Grade 5 report card – Hotel California

Sometimes, after a holiday has crested and is ebbing, and I feel melancholia descend upon me like dense smoke settling over a city; you know, it’s the feeling you get after seeing too much beauty…a kind of phantasmal reality, like you’re alone inside a small grey membranous dome, and beyond the gluey gauze are apparitions you hope are only people moving about, and time is all out of joint, and you are certain your brain is blotting paper, and you begin to pine in your own pooling pathos, and ruth is nowhere to be found, and you reach for Bukowski’s poetry of lime and asphalt…

                                 …well, when this happens the only thing that keeps me going is remembering the words on the back of my grade five report card written by my teacher—that would be Mrs. Barber who’s son Ricky had a fastball pitch that sounded like the crack of a whip when it hit the catchers mitt; a pitch rivalled only by left-handed Damon Kondroe’s hardball overhand. I can see Damon now, he would arch back until his arm was on the verge of breaking, and then, after holding motionless…for one second…his body would unwind—from the ball of his cleated right foot to his snapping left wrist and unfurling fingers—and release a red-seamed white bullet that would explode like a rifle shot behind a bewildered batter. Damon played for my home town, the Springside Combines, but not all the time because he was, they said, erratic, like Saskatchewan’s Cypress Hills, or, I suppose, the giant stone outside of Okotoks, Alberta, misplaced—mysterious as to placement. He went on to an unknown future. Like Lillian Moscow who I had an immense crush on and who lived in a small house along the village’s north road, but who followed her own road of arbitrary direction, and when I met her by chance a few years after we were out of high school, she was still a year older than me—and as alluring—and all those wet-palm school days came back to me like a line from an old song remembered, “You can check-out any time you like, But you can never leave!”
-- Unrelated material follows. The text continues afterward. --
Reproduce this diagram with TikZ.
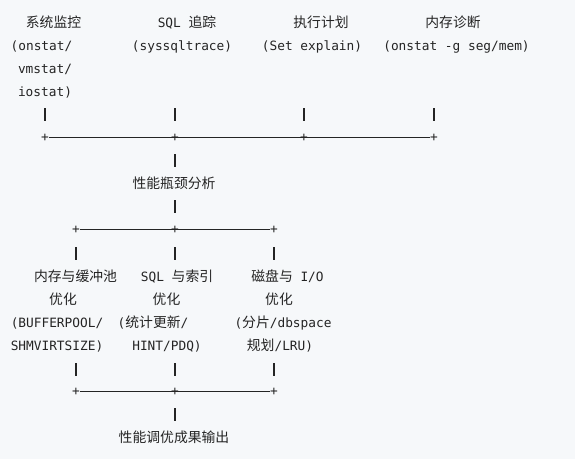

        —a song we used to sing on the island, like an anthem, and we’d bend and twist our limbs and face-pose through the guitar solo, and then sing again, sing with Ken Sharp who is now the proprietor of that song, who came back, after our geographical and socio-conceptual migration that scattered most of us, except Ken, who bought the Springside Hotel and renamed it, and where there is, whether full or not, "plenty of room," and room too in our home town (there being still only a few hundred people) where Damon pitched hardball, and we flipped our cars on back roads, stuck potatoes in exhaust pipes, tipped the "honey wagon" on Halloween, learned to inhale, dreamed about what waited for us west on Highway 16, watched Sunday morning sunrise’s in hay fields through bug-spattered windshields, fell down, got stuck, left, returned, settled, remembered grade school and Mrs. Barber—who, as I was saying, wrote this on the back of my report card: "Doesn’t seem to pay attention, daydreams and looks out the window, but usually gets his work done."


  1. I’m smiling. And next time I feel the day-dreamy melancholy settling in for a bit, I’ll try remember that we still usually manage to get the work done, in the end. Thanks for sharing Mrs. Barber’s affirmation with your fellow day-dreamers!

  2. I can vouch for Damon’s erratic throwing – tried to bat once against him and got hit in the back as I tried to avoid the pitch. Later I know that he was in the RCMP.

    And we met Lillian M at Springside’s 100th anniversary homecoming last year – she says hello.

  3. Great pose – I wasn’t aware of the intimate connection you had. And by the way I got hit in the back once by Damon’s hardball too.

  4. Stephen, I was catching up on some of your recent posts and saw a reference to this older one. Thanks for transporting me back to my own school days remembering the music and cliques and sweaty palms and days of insecurity which still haunt me from time to time. But thank you also for the last line – written on that report card – that so reminds me of my younger son. It provides hope and a reminder that he too will daydream his way to a successful, rich future.